[Stored records]
········

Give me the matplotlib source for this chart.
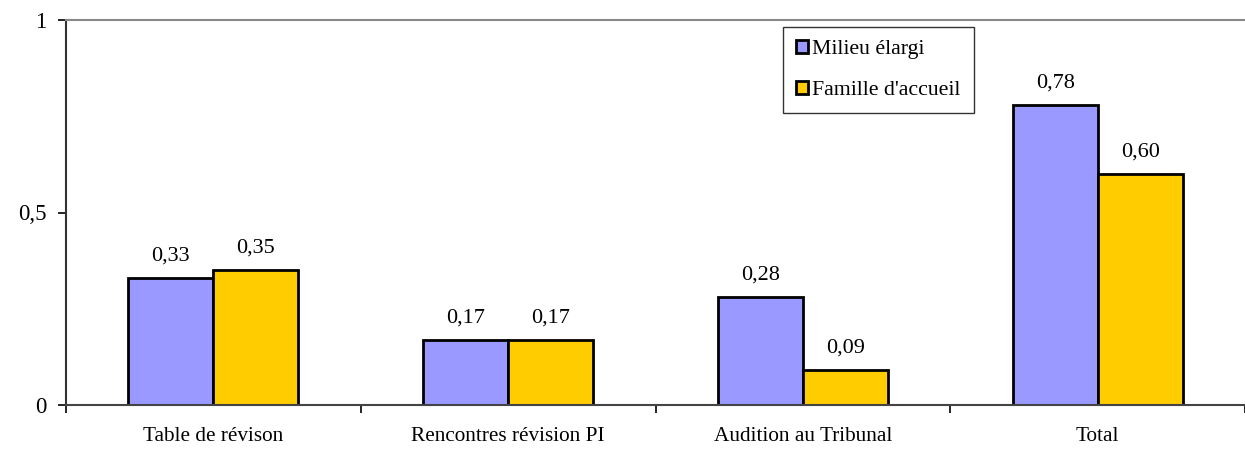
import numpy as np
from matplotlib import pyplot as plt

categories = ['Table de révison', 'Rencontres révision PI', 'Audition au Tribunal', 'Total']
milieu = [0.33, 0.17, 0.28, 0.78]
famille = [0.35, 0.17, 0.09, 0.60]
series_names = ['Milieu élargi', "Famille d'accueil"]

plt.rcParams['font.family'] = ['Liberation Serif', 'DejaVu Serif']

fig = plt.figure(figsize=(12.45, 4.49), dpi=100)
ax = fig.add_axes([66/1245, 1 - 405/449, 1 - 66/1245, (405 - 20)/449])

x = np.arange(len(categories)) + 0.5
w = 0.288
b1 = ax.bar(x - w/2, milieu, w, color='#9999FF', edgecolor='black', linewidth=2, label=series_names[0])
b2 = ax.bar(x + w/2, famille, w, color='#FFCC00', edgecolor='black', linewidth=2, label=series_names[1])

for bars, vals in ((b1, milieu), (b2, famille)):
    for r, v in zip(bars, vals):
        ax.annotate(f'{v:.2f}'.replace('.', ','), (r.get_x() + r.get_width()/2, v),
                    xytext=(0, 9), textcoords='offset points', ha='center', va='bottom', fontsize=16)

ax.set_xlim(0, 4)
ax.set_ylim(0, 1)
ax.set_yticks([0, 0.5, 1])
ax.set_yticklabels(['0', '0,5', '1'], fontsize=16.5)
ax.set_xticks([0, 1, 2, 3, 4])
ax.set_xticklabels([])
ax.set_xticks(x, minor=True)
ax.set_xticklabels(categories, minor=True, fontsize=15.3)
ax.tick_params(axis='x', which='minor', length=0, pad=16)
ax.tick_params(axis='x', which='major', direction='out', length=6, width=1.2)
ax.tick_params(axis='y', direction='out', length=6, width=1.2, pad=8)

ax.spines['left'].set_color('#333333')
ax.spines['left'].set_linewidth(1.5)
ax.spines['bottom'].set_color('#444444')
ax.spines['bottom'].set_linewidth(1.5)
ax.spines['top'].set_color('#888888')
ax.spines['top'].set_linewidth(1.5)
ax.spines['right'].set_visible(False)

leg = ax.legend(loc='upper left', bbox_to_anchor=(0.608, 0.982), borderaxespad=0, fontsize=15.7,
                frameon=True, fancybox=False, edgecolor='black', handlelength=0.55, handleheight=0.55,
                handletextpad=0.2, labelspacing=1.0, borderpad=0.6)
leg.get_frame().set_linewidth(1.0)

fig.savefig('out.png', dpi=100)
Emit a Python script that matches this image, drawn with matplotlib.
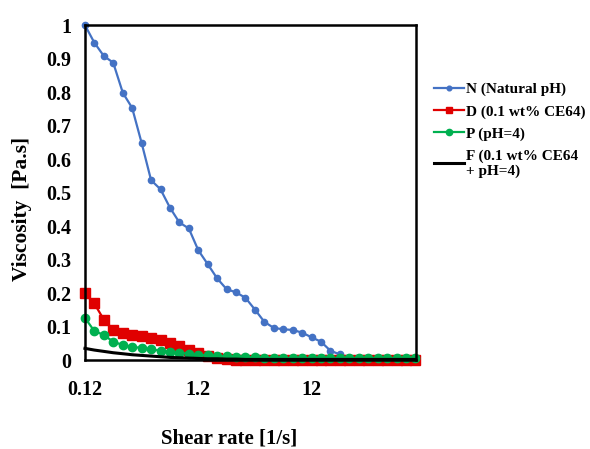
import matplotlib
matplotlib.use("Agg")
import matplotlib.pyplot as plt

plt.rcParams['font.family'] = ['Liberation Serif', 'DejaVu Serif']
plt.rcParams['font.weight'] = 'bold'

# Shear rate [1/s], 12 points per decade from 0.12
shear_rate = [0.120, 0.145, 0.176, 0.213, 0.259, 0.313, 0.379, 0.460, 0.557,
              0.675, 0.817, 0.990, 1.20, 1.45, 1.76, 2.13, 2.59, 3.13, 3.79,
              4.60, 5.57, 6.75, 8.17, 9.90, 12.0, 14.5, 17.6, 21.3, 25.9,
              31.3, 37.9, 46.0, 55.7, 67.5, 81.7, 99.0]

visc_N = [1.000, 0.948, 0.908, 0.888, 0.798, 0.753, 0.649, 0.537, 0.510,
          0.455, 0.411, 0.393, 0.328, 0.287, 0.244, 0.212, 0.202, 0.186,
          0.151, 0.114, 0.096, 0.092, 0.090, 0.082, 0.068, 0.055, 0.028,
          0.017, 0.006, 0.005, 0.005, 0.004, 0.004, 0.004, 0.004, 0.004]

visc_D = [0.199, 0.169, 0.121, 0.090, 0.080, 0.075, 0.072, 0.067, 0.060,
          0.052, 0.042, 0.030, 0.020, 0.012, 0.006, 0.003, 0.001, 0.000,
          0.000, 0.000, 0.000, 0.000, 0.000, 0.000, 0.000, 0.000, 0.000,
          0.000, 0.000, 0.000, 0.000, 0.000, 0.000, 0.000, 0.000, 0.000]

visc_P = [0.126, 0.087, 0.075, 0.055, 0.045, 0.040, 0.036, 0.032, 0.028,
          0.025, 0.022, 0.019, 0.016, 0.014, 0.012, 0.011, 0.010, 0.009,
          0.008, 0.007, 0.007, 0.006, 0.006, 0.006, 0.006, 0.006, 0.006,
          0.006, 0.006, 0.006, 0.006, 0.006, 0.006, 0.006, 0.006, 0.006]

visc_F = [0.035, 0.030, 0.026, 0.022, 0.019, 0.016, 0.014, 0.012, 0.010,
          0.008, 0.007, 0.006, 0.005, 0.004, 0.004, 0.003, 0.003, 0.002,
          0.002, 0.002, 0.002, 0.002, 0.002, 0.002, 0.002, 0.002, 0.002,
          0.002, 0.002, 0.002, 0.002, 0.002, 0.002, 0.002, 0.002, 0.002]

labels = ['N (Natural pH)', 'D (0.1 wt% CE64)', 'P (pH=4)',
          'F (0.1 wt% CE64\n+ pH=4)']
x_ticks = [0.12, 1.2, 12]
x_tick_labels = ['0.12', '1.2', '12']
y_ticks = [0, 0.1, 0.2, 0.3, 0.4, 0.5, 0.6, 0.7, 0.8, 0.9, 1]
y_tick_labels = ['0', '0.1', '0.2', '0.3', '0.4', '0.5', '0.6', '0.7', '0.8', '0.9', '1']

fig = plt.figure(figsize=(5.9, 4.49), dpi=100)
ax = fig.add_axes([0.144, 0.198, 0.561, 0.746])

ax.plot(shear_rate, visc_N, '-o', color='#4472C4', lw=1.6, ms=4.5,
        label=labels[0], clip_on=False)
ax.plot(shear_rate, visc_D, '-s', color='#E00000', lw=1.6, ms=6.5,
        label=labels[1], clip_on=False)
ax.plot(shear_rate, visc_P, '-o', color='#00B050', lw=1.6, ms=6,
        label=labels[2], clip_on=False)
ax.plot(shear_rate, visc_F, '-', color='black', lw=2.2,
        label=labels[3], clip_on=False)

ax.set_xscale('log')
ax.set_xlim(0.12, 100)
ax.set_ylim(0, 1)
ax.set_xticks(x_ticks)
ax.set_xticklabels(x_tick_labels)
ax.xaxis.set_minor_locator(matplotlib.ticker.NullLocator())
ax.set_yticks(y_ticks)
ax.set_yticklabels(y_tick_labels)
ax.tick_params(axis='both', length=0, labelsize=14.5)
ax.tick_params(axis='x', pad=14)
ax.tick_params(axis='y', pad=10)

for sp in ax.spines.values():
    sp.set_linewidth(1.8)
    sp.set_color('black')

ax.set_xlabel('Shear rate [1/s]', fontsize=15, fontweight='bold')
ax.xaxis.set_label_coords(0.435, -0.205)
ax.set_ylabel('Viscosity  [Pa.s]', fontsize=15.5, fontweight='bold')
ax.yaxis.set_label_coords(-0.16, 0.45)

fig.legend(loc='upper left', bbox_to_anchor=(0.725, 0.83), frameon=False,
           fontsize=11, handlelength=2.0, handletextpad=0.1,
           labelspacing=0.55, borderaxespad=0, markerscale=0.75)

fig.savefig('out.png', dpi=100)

········

Aim — Copy everything in the records above except the pictures, exactly as written.

Output of the exercise —
Give me the matplotlib source for this chart.
import numpy as np
from matplotlib import pyplot as plt

categories = ['Table de révison', 'Rencontres révision PI', 'Audition au Tribunal', 'Total']
milieu = [0.33, 0.17, 0.28, 0.78]
famille = [0.35, 0.17, 0.09, 0.60]
series_names = ['Milieu élargi', "Famille d'accueil"]

plt.rcParams['font.family'] = ['Liberation Serif', 'DejaVu Serif']

fig = plt.figure(figsize=(12.45, 4.49), dpi=100)
ax = fig.add_axes([66/1245, 1 - 405/449, 1 - 66/1245, (405 - 20)/449])

x = np.arange(len(categories)) + 0.5
w = 0.288
b1 = ax.bar(x - w/2, milieu, w, color='#9999FF', edgecolor='black', linewidth=2, label=series_names[0])
b2 = ax.bar(x + w/2, famille, w, color='#FFCC00', edgecolor='black', linewidth=2, label=series_names[1])

for bars, vals in ((b1, milieu), (b2, famille)):
    for r, v in zip(bars, vals):
        ax.annotate(f'{v:.2f}'.replace('.', ','), (r.get_x() + r.get_width()/2, v),
                    xytext=(0, 9), textcoords='offset points', ha='center', va='bottom', fontsize=16)

ax.set_xlim(0, 4)
ax.set_ylim(0, 1)
ax.set_yticks([0, 0.5, 1])
ax.set_yticklabels(['0', '0,5', '1'], fontsize=16.5)
ax.set_xticks([0, 1, 2, 3, 4])
ax.set_xticklabels([])
ax.set_xticks(x, minor=True)
ax.set_xticklabels(categories, minor=True, fontsize=15.3)
ax.tick_params(axis='x', which='minor', length=0, pad=16)
ax.tick_params(axis='x', which='major', direction='out', length=6, width=1.2)
ax.tick_params(axis='y', direction='out', length=6, width=1.2, pad=8)

ax.spines['left'].set_color('#333333')
ax.spines['left'].set_linewidth(1.5)
ax.spines['bottom'].set_color('#444444')
ax.spines['bottom'].set_linewidth(1.5)
ax.spines['top'].set_color('#888888')
ax.spines['top'].set_linewidth(1.5)
ax.spines['right'].set_visible(False)

leg = ax.legend(loc='upper left', bbox_to_anchor=(0.608, 0.982), borderaxespad=0, fontsize=15.7,
                frameon=True, fancybox=False, edgecolor='black', handlelength=0.55, handleheight=0.55,
                handletextpad=0.2, labelspacing=1.0, borderpad=0.6)
leg.get_frame().set_linewidth(1.0)

fig.savefig('out.png', dpi=100)
Emit a Python script that matches this image, drawn with matplotlib.
import matplotlib
matplotlib.use("Agg")
import matplotlib.pyplot as plt

plt.rcParams['font.family'] = ['Liberation Serif', 'DejaVu Serif']
plt.rcParams['font.weight'] = 'bold'

# Shear rate [1/s], 12 points per decade from 0.12
shear_rate = [0.120, 0.145, 0.176, 0.213, 0.259, 0.313, 0.379, 0.460, 0.557,
              0.675, 0.817, 0.990, 1.20, 1.45, 1.76, 2.13, 2.59, 3.13, 3.79,
              4.60, 5.57, 6.75, 8.17, 9.90, 12.0, 14.5, 17.6, 21.3, 25.9,
              31.3, 37.9, 46.0, 55.7, 67.5, 81.7, 99.0]

visc_N = [1.000, 0.948, 0.908, 0.888, 0.798, 0.753, 0.649, 0.537, 0.510,
          0.455, 0.411, 0.393, 0.328, 0.287, 0.244, 0.212, 0.202, 0.186,
          0.151, 0.114, 0.096, 0.092, 0.090, 0.082, 0.068, 0.055, 0.028,
          0.017, 0.006, 0.005, 0.005, 0.004, 0.004, 0.004, 0.004, 0.004]

visc_D = [0.199, 0.169, 0.121, 0.090, 0.080, 0.075, 0.072, 0.067, 0.060,
          0.052, 0.042, 0.030, 0.020, 0.012, 0.006, 0.003, 0.001, 0.000,
          0.000, 0.000, 0.000, 0.000, 0.000, 0.000, 0.000, 0.000, 0.000,
          0.000, 0.000, 0.000, 0.000, 0.000, 0.000, 0.000, 0.000, 0.000]

visc_P = [0.126, 0.087, 0.075, 0.055, 0.045, 0.040, 0.036, 0.032, 0.028,
          0.025, 0.022, 0.019, 0.016, 0.014, 0.012, 0.011, 0.010, 0.009,
          0.008, 0.007, 0.007, 0.006, 0.006, 0.006, 0.006, 0.006, 0.006,
          0.006, 0.006, 0.006, 0.006, 0.006, 0.006, 0.006, 0.006, 0.006]

visc_F = [0.035, 0.030, 0.026, 0.022, 0.019, 0.016, 0.014, 0.012, 0.010,
          0.008, 0.007, 0.006, 0.005, 0.004, 0.004, 0.003, 0.003, 0.002,
          0.002, 0.002, 0.002, 0.002, 0.002, 0.002, 0.002, 0.002, 0.002,
          0.002, 0.002, 0.002, 0.002, 0.002, 0.002, 0.002, 0.002, 0.002]

labels = ['N (Natural pH)', 'D (0.1 wt% CE64)', 'P (pH=4)',
          'F (0.1 wt% CE64\n+ pH=4)']
x_ticks = [0.12, 1.2, 12]
x_tick_labels = ['0.12', '1.2', '12']
y_ticks = [0, 0.1, 0.2, 0.3, 0.4, 0.5, 0.6, 0.7, 0.8, 0.9, 1]
y_tick_labels = ['0', '0.1', '0.2', '0.3', '0.4', '0.5', '0.6', '0.7', '0.8', '0.9', '1']

fig = plt.figure(figsize=(5.9, 4.49), dpi=100)
ax = fig.add_axes([0.144, 0.198, 0.561, 0.746])

ax.plot(shear_rate, visc_N, '-o', color='#4472C4', lw=1.6, ms=4.5,
        label=labels[0], clip_on=False)
ax.plot(shear_rate, visc_D, '-s', color='#E00000', lw=1.6, ms=6.5,
        label=labels[1], clip_on=False)
ax.plot(shear_rate, visc_P, '-o', color='#00B050', lw=1.6, ms=6,
        label=labels[2], clip_on=False)
ax.plot(shear_rate, visc_F, '-', color='black', lw=2.2,
        label=labels[3], clip_on=False)

ax.set_xscale('log')
ax.set_xlim(0.12, 100)
ax.set_ylim(0, 1)
ax.set_xticks(x_ticks)
ax.set_xticklabels(x_tick_labels)
ax.xaxis.set_minor_locator(matplotlib.ticker.NullLocator())
ax.set_yticks(y_ticks)
ax.set_yticklabels(y_tick_labels)
ax.tick_params(axis='both', length=0, labelsize=14.5)
ax.tick_params(axis='x', pad=14)
ax.tick_params(axis='y', pad=10)

for sp in ax.spines.values():
    sp.set_linewidth(1.8)
    sp.set_color('black')

ax.set_xlabel('Shear rate [1/s]', fontsize=15, fontweight='bold')
ax.xaxis.set_label_coords(0.435, -0.205)
ax.set_ylabel('Viscosity  [Pa.s]', fontsize=15.5, fontweight='bold')
ax.yaxis.set_label_coords(-0.16, 0.45)

fig.legend(loc='upper left', bbox_to_anchor=(0.725, 0.83), frameon=False,
           fontsize=11, handlelength=2.0, handletextpad=0.1,
           labelspacing=0.55, borderaxespad=0, markerscale=0.75)

fig.savefig('out.png', dpi=100)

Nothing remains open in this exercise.